I’ve been busy most of today, so I’m just now getting to this story, but it’s had me smiling since I first saw it this morning.
I am a big fan of Keith Gordon’s work as a filmmaker, but I often feel like that’s a lonely position to take. He hasn’t directed a ton of films, and the ones he’s made were never really box-office hits or cultural sensations.
He’s probably better known from his days as an actor in films like “Christine” or “Back To School” or “Dressed To Kill,” where he was always incredibly effective at combining a keen intelligence with a withering sense of social grace. Watch the way he changes from pre-car Arnie to post-car Arnie sometime in “Christine,” and you’ll appreciate just how good Gordon could be at times.
As a director, Gordon made his debut with an adaptation of Robert Cormier’s “The Chocolate War,” and it’s a great little study of a battle of wills between a student at a Catholic school and everyone else, staff and students alike, during a chocolate bar sales drive.

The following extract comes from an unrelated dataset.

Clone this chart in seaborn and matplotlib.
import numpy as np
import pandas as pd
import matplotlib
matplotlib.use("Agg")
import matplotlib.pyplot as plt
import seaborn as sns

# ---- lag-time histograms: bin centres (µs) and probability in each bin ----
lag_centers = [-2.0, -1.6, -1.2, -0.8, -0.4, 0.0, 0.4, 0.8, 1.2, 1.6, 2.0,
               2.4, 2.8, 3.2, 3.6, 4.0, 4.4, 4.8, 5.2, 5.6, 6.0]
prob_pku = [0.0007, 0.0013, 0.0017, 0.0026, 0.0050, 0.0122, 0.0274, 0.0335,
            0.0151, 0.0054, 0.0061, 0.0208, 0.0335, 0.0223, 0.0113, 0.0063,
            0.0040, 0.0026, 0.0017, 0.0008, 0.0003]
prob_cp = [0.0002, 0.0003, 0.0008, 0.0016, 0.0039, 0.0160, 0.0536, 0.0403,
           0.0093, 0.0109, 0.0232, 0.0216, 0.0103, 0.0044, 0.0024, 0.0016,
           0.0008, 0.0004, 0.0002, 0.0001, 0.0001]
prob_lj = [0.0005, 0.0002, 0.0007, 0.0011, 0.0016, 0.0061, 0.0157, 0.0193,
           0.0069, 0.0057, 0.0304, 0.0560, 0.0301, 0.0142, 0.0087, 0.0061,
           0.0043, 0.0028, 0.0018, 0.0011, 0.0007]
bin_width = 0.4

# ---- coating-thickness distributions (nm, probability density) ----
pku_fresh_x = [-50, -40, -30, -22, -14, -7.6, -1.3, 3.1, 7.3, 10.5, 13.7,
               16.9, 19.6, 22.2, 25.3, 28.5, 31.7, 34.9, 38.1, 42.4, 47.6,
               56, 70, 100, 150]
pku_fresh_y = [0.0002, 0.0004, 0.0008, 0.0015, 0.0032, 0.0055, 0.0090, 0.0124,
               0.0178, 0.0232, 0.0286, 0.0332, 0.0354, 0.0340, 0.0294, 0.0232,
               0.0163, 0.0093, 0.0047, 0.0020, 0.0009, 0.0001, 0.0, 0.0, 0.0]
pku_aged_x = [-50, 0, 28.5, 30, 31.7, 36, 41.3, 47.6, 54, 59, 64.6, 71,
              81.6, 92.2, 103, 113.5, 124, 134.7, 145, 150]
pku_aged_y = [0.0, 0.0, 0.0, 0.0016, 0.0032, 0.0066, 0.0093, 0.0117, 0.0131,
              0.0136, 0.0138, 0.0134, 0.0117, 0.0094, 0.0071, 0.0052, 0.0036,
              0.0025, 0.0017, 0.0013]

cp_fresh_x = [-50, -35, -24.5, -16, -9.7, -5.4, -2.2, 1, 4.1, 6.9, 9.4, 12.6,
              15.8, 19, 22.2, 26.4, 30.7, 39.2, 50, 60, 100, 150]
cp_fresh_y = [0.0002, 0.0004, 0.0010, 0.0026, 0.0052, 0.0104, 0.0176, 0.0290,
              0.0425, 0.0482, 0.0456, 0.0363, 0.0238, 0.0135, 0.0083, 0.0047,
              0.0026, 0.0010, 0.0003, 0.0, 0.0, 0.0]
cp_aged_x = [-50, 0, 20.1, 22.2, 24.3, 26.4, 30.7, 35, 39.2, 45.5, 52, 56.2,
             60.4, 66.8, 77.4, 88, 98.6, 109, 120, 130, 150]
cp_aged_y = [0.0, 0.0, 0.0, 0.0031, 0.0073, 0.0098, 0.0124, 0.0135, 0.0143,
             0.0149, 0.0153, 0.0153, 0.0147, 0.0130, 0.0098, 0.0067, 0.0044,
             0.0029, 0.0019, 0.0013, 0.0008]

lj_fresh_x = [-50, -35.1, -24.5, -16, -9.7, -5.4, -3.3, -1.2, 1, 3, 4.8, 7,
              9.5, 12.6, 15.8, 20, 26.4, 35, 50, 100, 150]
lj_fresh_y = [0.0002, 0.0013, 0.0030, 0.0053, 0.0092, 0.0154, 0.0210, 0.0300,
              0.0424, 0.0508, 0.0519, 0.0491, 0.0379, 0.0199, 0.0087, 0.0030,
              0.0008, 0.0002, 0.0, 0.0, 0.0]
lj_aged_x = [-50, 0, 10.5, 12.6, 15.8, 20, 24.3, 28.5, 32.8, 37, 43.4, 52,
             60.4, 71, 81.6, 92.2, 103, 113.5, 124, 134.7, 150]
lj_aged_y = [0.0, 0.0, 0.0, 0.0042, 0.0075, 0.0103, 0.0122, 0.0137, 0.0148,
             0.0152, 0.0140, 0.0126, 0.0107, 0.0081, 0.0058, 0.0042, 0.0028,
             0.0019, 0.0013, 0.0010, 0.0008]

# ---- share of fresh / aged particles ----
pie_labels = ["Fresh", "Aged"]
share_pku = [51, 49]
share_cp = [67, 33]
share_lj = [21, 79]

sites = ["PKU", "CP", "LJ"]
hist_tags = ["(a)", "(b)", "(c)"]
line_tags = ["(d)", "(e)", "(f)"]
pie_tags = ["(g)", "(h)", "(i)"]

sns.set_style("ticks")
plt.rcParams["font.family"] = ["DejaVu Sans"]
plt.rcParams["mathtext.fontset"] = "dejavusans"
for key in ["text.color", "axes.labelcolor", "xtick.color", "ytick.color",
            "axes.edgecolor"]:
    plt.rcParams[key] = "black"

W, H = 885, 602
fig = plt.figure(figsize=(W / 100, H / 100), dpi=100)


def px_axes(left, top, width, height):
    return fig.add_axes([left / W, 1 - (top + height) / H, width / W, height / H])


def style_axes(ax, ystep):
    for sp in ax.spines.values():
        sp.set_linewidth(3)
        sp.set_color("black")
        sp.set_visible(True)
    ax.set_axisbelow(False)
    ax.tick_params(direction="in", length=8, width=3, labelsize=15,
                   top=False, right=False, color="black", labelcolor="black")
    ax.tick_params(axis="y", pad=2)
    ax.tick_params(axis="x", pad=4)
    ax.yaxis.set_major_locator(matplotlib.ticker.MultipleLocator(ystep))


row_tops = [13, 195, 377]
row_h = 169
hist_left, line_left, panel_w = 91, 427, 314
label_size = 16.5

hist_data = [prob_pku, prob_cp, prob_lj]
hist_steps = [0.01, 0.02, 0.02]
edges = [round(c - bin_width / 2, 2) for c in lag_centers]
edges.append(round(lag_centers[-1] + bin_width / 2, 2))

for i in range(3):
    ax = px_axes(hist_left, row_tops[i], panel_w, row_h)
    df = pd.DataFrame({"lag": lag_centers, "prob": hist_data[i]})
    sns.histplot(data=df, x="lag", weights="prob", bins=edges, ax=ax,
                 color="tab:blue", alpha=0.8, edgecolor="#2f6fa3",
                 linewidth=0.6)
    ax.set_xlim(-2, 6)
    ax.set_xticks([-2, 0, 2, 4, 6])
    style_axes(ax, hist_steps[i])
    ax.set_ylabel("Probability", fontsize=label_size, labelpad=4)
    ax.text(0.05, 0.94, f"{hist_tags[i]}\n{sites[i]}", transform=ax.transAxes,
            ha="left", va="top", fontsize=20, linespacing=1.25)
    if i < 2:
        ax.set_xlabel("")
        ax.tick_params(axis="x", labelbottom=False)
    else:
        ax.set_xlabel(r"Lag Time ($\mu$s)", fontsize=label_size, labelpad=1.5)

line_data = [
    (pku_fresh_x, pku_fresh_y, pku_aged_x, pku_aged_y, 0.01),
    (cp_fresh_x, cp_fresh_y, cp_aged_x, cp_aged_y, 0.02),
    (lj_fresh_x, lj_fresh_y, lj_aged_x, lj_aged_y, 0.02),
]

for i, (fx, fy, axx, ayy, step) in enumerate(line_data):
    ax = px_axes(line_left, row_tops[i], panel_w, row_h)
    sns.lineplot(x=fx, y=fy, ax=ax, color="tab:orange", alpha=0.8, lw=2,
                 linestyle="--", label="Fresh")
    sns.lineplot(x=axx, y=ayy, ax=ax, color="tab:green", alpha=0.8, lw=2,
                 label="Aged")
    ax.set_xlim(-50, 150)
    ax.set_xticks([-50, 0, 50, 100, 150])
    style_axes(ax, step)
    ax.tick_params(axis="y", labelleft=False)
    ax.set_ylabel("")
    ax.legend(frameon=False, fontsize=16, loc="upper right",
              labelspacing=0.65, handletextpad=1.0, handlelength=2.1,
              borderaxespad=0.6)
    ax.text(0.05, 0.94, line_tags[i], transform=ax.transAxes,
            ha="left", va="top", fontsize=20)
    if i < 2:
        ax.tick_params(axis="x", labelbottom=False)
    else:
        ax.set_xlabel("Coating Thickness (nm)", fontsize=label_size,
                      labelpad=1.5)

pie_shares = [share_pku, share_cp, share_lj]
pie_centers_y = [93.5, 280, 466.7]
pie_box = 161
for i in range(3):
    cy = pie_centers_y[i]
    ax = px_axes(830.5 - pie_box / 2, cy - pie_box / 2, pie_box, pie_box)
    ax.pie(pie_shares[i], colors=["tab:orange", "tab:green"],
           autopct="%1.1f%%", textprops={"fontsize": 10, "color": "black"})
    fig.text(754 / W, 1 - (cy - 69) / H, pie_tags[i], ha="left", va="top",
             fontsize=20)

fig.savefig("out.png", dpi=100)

His war movie, “A Midnight Clear,” is well-observed and painful. There were four years between those two films, then another four until he made what I consider his best movie, “Mother Night,” adapted from Kurt Vonnegut’s novel. Featuring one of the very best Nick Nolte performances, this was a criminally underseen film when it was released in 1996, and if they would just hurry up and put it out on Blu-ray, maybe it would finally get the reappraisal it deserves.

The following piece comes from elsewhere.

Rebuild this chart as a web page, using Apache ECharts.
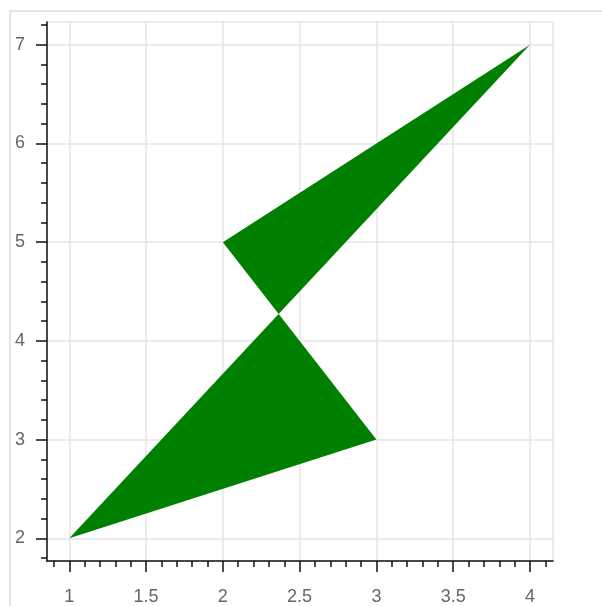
<!DOCTYPE html>
<html>
<head>
<meta charset="utf-8">
<script src="https://cdn.jsdelivr.net/npm/echarts@6/dist/echarts.min.js"></script>
<style>
  html, body { margin: 0; padding: 0; background: #fff; }
  #chart { width: 602px; height: 606px; }
</style>
</head>
<body>
<div id="chart"></div>
<script>
// Vertices of the filled patch (self-crossing outline, drawn as one polygon)
const patchX = [1, 3, 2, 4];
const patchY = [2, 3, 5, 7];

// Axis ranges
const xRange = [0.855, 4.15];
const yRange = [1.77, 7.23];

// Major tick / label positions
const xMajorTicks = [1, 1.5, 2, 2.5, 3, 3.5, 4];
const yMajorTicks = [2, 3, 4, 5, 6, 7];

// Minor tick positions
const xMinorTicks = [0.9, 1.1, 1.2, 1.3, 1.4, 1.6, 1.7, 1.8, 1.9, 2.1, 2.2, 2.3, 2.4,
  2.6, 2.7, 2.8, 2.9, 3.1, 3.2, 3.3, 3.4, 3.6, 3.7, 3.8, 3.9, 4.1];
const yMinorTicks = [1.8, 2.2, 2.4, 2.6, 2.8, 3.2, 3.4, 3.6, 3.8, 4.2, 4.4, 4.6, 4.8,
  5.2, 5.4, 5.6, 5.8, 6.2, 6.4, 6.6, 6.8, 7.2];

const GRID_COLOR = '#e6e6e6';
const AXIS_COLOR = '#111';
const LABEL_STYLE = { color: '#666', fontSize: 18, fontFamily: 'Liberation Sans, Arial, sans-serif' };

const chart = echarts.init(document.getElementById('chart'), null, { renderer: 'canvas' });

const fmt = v => String(v);

chart.setOption({
  animation: false,
  backgroundColor: '#fff',
  graphic: [{
    type: 'rect',
    shape: { x: 10, y: 11, width: 620, height: 620 },
    style: { fill: 'none', stroke: '#dcdcdc', lineWidth: 1.5 },
    silent: true,
    z: -10
  }],
  grid: {
    left: 47, top: 22, right: 49, bottom: 43,
    show: true,
    borderColor: GRID_COLOR,
    borderWidth: 1.5,
    backgroundColor: 'transparent'
  },
  xAxis: [{
    type: 'value',
    min: xRange[0], max: xRange[1],
    axisLine: { show: true, onZero: false, lineStyle: { color: AXIS_COLOR, width: 1.5 } },
    axisTick: { show: true, customValues: xMajorTicks, length: 11, lineStyle: { color: AXIS_COLOR, width: 1.5 } },
    axisLabel: Object.assign({ customValues: xMajorTicks, margin: 27, formatter: fmt }, LABEL_STYLE),
    splitLine: { show: true, lineStyle: { color: GRID_COLOR, width: 1.5 } }
  }, {
    type: 'value',
    position: 'bottom',
    min: xRange[0], max: xRange[1],
    axisLine: { show: false, onZero: false },
    axisTick: { show: true, customValues: xMinorTicks, length: 6, lineStyle: { color: AXIS_COLOR, width: 1.5 } },
    axisLabel: { show: false },
    splitLine: { show: false }
  }],
  yAxis: [{
    type: 'value',
    min: yRange[0], max: yRange[1],
    axisLine: { show: true, onZero: false, lineStyle: { color: AXIS_COLOR, width: 1.5 } },
    axisTick: { show: true, customValues: yMajorTicks, length: 11, lineStyle: { color: AXIS_COLOR, width: 1.5 } },
    axisLabel: Object.assign({ customValues: yMajorTicks, margin: 22, formatter: fmt }, LABEL_STYLE),
    splitLine: { show: true, lineStyle: { color: GRID_COLOR, width: 1.5 } }
  }, {
    type: 'value',
    position: 'left',
    min: yRange[0], max: yRange[1],
    axisLine: { show: false, onZero: false },
    axisTick: { show: true, customValues: yMinorTicks, length: 6, lineStyle: { color: AXIS_COLOR, width: 1.5 } },
    axisLabel: { show: false },
    splitLine: { show: false }
  }],
  series: [{
    type: 'custom',
    xAxisIndex: 0,
    yAxisIndex: 0,
    data: [0],
    renderItem: function (params, api) {
      const pts = patchX.map((x, i) => api.coord([x, patchY[i]]));
      return {
        type: 'polygon',
        shape: { points: pts },
        style: { fill: '#008000', stroke: null }
      };
    },
    z: 5
  }]
});
</script>
</body>
</html>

Four more years elapsed before he made “Waking The Dead,” another smart, difficult film starring Billy Crudup and Jennifer Connelly. And while it only took three years for him to make his next movie, it turned out to be his last so far, and his worst, the American remake of the seminal Dennis Potter work, “The Singing Detective.” I’ll give him this, though… he was ahead of the curve on the Robert Downey, Jr. comeback, no doubt in some small part because they had acted together years earlier.
So where’s he been since “The Singing Detective” happened? Working on TV. He’s directed “House” and “Dexter” and seems to be a favorite at AMC, where he directed both “Rubicon” and “The Killing.” He has not acted much, though, so it would seem that part of his career is over. I understand he’s very active as a mentor for the Sundance Labs, and that’s awesome to hear. I think he’s wildly smart, but not lucky, so maybe he’s able to pass some of his knowledge along to other filmmakers.

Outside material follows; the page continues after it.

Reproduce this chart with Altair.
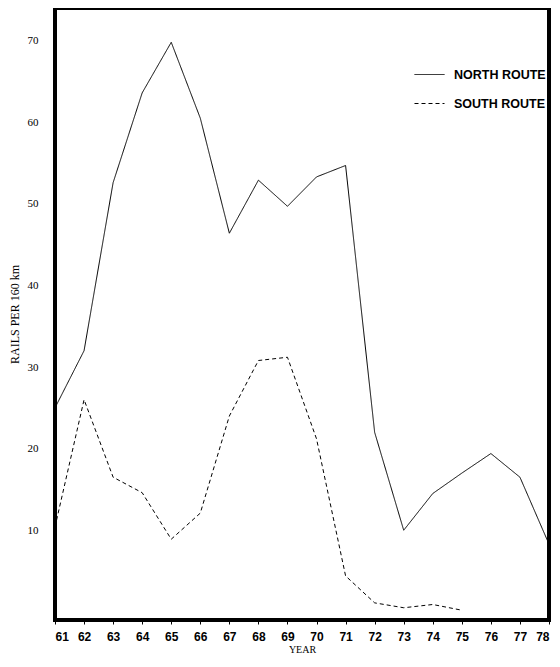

I am delighted to read that Christopher Nolan, for only the second time in his career, is producing someone else’s work, and it makes me like Nolan so much more than I already did to learn that he’s a Keith Gordon fan. So far, details on their proposed collaboration are thin, but according to Michael Fleming, the film will be based on a book, and it is a supernatural thriller. Having Gordon at the helm of a studio movie… ANY studio movie… is a huge deal, and when you have a producer like Christopher Nolan, my guess is that you have a better-than-average experience with that studio.
I am crossing my fingers that this is the start of a new phase in Gordon’s career. Nothing would make me happier, and I hope this also helps kickstart the drive to get his previous movies out on Blu-ray so that people can finally catch up and realize why some of us have been rooting for him as a director since the late ’80s. We’ll have more on this as it develops.